YOUR TASK -
For this exercise, copy out each line of the material below that includes "Write".

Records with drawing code
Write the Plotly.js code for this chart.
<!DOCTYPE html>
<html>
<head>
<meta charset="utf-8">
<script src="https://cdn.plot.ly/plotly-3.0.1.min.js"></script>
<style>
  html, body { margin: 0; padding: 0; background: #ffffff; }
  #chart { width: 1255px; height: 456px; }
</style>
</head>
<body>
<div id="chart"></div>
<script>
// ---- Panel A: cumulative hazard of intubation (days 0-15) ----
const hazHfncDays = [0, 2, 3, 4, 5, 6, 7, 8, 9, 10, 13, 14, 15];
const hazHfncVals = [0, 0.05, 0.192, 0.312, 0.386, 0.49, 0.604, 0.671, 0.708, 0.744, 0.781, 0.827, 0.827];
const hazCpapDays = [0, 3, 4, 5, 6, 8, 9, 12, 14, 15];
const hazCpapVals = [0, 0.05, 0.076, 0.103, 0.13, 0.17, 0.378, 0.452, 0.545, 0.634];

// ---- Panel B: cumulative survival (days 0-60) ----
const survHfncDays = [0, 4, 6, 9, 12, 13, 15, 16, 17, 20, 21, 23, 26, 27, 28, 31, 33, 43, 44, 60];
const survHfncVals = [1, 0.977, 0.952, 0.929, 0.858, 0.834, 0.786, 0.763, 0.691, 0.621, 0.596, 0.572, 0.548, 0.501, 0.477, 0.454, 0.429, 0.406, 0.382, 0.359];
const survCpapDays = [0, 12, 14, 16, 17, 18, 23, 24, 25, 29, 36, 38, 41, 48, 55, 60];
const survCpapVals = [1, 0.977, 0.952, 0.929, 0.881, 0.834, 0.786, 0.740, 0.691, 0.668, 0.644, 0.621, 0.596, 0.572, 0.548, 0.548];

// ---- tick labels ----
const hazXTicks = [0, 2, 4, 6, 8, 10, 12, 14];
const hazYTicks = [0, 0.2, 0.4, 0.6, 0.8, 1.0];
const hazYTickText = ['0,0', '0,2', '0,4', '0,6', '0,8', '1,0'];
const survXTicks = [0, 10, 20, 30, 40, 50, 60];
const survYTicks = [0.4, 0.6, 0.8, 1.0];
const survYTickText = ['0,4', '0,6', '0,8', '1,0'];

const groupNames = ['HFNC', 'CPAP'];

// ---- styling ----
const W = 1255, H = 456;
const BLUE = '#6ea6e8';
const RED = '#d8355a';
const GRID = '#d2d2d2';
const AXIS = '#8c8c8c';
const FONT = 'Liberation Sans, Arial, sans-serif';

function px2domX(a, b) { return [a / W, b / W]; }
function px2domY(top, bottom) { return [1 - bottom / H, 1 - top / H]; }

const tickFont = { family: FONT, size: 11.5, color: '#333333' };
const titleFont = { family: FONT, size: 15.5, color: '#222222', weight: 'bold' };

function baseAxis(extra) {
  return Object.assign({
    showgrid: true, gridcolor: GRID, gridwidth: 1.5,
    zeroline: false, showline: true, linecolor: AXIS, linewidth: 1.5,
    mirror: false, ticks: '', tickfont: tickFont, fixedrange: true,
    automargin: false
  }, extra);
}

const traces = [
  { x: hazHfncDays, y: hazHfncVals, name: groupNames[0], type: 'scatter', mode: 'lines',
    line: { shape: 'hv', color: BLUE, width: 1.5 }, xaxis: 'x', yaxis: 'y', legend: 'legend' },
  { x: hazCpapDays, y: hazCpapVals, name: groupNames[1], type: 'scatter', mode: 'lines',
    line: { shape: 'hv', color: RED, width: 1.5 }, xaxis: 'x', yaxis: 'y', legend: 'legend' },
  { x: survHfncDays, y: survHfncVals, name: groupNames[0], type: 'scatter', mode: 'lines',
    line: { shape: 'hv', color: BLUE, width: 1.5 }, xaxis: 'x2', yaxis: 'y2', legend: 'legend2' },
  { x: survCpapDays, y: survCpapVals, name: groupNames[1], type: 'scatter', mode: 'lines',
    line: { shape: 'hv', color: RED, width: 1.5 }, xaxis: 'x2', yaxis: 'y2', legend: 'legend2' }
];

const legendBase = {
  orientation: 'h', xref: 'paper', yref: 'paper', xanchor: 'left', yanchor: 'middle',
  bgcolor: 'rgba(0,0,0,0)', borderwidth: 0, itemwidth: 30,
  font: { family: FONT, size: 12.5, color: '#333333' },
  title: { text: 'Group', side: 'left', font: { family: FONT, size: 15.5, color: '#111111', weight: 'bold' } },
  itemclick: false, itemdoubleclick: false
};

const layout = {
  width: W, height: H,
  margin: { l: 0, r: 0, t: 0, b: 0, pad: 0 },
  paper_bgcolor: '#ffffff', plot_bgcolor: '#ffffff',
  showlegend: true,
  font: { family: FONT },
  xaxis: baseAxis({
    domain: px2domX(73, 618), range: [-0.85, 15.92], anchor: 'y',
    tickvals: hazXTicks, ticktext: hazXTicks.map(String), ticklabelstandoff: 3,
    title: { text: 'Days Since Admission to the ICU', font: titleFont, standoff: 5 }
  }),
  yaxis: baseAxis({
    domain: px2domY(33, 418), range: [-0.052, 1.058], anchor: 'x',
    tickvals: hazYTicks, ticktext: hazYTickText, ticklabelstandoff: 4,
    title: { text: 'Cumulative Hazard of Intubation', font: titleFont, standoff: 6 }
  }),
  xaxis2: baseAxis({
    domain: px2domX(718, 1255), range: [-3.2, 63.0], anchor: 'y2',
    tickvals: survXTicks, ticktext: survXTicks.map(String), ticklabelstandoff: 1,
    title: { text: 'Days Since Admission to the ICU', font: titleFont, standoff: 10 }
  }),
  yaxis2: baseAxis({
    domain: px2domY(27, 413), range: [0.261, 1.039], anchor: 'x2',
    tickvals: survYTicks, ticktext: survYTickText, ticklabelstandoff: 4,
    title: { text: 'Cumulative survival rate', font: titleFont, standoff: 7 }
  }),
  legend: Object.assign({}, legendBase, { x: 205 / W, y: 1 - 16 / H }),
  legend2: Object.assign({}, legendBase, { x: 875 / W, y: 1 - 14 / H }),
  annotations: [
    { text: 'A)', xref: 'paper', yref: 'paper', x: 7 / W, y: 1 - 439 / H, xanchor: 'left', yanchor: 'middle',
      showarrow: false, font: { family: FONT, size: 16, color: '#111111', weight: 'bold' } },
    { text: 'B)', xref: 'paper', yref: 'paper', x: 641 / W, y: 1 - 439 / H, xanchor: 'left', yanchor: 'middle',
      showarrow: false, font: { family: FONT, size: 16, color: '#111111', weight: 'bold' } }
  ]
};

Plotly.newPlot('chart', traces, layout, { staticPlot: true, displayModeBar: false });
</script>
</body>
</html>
---
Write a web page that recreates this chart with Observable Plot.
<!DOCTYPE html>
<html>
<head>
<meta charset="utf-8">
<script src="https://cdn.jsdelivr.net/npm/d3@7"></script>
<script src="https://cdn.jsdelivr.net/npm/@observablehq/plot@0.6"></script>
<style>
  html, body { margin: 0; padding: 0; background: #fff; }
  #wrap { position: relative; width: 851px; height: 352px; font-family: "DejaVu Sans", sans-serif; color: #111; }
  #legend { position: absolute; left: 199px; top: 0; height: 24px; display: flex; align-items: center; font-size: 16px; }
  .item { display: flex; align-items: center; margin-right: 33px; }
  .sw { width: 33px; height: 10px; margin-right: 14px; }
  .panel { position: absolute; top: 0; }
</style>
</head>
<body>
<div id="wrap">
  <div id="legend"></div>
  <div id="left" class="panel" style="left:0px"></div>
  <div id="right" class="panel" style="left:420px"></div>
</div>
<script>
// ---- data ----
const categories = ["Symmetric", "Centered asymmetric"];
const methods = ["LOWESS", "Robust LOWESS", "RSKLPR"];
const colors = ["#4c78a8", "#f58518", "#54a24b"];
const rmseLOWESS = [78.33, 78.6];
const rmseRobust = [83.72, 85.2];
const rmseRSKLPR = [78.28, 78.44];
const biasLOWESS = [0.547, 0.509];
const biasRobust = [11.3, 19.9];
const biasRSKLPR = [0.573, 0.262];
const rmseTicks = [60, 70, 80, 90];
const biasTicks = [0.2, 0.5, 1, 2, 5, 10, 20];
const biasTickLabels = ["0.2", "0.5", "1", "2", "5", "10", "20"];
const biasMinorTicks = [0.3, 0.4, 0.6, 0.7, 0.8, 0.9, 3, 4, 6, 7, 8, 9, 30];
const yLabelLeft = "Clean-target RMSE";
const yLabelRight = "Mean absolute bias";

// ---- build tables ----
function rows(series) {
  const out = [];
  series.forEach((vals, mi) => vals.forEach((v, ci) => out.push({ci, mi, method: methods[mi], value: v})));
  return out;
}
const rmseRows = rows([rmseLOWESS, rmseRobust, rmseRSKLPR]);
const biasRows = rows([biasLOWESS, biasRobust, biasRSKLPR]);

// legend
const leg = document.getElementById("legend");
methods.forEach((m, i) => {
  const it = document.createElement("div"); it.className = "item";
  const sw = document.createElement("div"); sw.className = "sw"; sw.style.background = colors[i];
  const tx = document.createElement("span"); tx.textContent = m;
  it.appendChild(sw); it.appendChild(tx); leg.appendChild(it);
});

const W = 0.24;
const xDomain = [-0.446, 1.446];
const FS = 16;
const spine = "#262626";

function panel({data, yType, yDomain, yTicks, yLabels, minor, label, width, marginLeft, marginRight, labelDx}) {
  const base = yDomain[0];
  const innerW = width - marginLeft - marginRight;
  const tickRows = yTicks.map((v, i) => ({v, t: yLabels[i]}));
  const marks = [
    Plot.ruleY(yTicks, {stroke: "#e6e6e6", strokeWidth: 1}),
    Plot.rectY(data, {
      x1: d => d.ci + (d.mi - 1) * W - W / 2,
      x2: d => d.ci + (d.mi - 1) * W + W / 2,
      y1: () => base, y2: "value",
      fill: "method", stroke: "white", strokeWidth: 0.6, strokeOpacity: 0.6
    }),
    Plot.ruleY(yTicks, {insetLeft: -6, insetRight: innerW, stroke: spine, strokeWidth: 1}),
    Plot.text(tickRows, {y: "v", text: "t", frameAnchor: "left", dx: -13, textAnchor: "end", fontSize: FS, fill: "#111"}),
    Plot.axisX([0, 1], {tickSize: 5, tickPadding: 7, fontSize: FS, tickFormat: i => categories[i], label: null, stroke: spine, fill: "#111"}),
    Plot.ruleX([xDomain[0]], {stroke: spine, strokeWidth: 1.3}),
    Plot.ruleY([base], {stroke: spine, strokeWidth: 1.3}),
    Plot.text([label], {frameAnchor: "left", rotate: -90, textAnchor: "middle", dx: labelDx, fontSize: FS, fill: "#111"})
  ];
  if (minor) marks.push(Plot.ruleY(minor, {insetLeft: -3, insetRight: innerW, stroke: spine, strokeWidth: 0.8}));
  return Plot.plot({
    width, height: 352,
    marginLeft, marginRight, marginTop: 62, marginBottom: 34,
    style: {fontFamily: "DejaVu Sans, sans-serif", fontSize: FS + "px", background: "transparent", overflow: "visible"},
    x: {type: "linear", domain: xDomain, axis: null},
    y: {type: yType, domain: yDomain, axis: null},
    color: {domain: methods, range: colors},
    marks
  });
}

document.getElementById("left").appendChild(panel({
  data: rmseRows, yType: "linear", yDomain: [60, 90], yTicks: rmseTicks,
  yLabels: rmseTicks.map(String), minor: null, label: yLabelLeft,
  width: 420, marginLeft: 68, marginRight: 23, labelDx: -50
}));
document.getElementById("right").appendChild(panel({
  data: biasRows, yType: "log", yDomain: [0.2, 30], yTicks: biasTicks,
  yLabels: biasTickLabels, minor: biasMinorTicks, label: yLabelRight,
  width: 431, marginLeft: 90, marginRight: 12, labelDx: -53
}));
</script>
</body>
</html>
==
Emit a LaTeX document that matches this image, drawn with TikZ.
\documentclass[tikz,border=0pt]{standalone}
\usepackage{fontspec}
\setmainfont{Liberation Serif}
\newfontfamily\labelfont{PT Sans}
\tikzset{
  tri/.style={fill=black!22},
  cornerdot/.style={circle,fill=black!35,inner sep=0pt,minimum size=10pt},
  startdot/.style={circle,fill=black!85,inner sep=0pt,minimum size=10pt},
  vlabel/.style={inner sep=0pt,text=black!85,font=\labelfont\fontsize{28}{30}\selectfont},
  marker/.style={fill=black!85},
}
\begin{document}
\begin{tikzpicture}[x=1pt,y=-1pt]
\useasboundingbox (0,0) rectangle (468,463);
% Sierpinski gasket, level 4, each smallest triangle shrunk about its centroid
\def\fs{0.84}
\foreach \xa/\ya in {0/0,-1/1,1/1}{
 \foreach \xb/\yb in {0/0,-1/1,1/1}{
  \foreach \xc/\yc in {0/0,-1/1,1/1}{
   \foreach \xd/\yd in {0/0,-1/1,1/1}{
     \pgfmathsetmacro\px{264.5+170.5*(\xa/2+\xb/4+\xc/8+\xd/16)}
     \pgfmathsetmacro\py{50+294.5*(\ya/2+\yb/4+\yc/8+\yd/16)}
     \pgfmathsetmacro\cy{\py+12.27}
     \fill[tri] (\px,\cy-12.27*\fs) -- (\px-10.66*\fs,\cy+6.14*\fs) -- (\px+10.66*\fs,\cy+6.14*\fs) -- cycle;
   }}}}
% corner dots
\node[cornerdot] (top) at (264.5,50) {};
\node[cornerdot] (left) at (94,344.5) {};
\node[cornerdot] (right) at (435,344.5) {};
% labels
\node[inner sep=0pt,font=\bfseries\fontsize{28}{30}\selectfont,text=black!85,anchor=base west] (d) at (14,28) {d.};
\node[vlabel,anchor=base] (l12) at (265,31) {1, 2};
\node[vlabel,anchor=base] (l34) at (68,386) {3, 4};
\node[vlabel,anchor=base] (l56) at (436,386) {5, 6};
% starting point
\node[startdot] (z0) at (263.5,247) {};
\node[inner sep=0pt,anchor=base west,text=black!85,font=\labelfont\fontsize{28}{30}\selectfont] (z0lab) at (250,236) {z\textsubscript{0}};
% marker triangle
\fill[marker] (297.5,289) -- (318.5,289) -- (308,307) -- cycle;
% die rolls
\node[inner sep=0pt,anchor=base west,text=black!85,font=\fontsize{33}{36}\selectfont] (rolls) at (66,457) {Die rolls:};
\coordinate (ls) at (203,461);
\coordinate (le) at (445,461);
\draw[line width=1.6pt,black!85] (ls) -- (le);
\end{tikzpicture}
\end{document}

EXERCISE ANSWER -
Write the Plotly.js code for this chart.
Write a web page that recreates this chart with Observable Plot.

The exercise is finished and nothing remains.